Bill C-25—Time Allocation Motion
Pooled Registered Pension Plans Act
Government Orders

10:20 a.m.

Conservative

Ted Menzies Macleod, AB

Madam Speaker, I thank my colleague, not only for his work on this matter, but for a very intuitive question. This is the challenge that many small businesses have dealt with. They have raised this with us in our consultations. They want to be able to provide some assistance. Not every business, but many businesses said, “We want to be able to help provide an option for our employees.”

New companies starting up and many of the long-time companies would like to offer a pension option to their employees. However, for the type of registered plan that most employers can offer, the employer carries the fiduciary responsibility. If something does not go right with that investment, who are the employees going to blame? They are going to blame their employer.

That is the beauty of the pooled registered pension plan. All the employer would have to do is offer it to his or her employees. The fiduciary responsibility would be on the pension plan provider.

Bill C-25—Time Allocation Motion
Pooled Registered Pension Plans Act
Government Orders

10:25 a.m.

NDP

Anne-Marie Day Charlesbourg—Haute-Saint-Charles, QC

Madam Speaker, this morning is all about time allocation. The Conservatives have told us to be silent 24 times. However, it is important for us to be able to speak on various issues.

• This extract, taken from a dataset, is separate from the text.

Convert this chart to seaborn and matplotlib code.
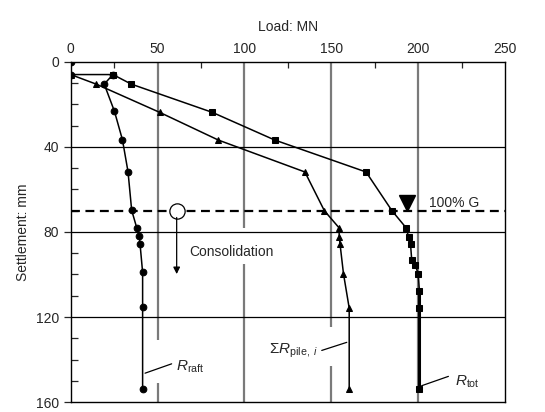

There are tax-free savings accounts for the richest members of this society, and the government plans to increase the maximum amount that can be deposited into such accounts to $10,000 per year. There are RRSPs for people who are able to save and who choose to go that route. And we are familiar with the public pension funds that are already protecting all Canadians—the Quebec pension plan and the Canada pension plan.

Why take risks? There was a white collar crime scandal not too long ago that jeopardized some people's savings. These people were putting money away every day from their net income—not their gross income—to try to have a pension. They lost $10,000, $20,000 and sometimes even more. Why risk Canadians' savings by investing their pension funds in the stock market?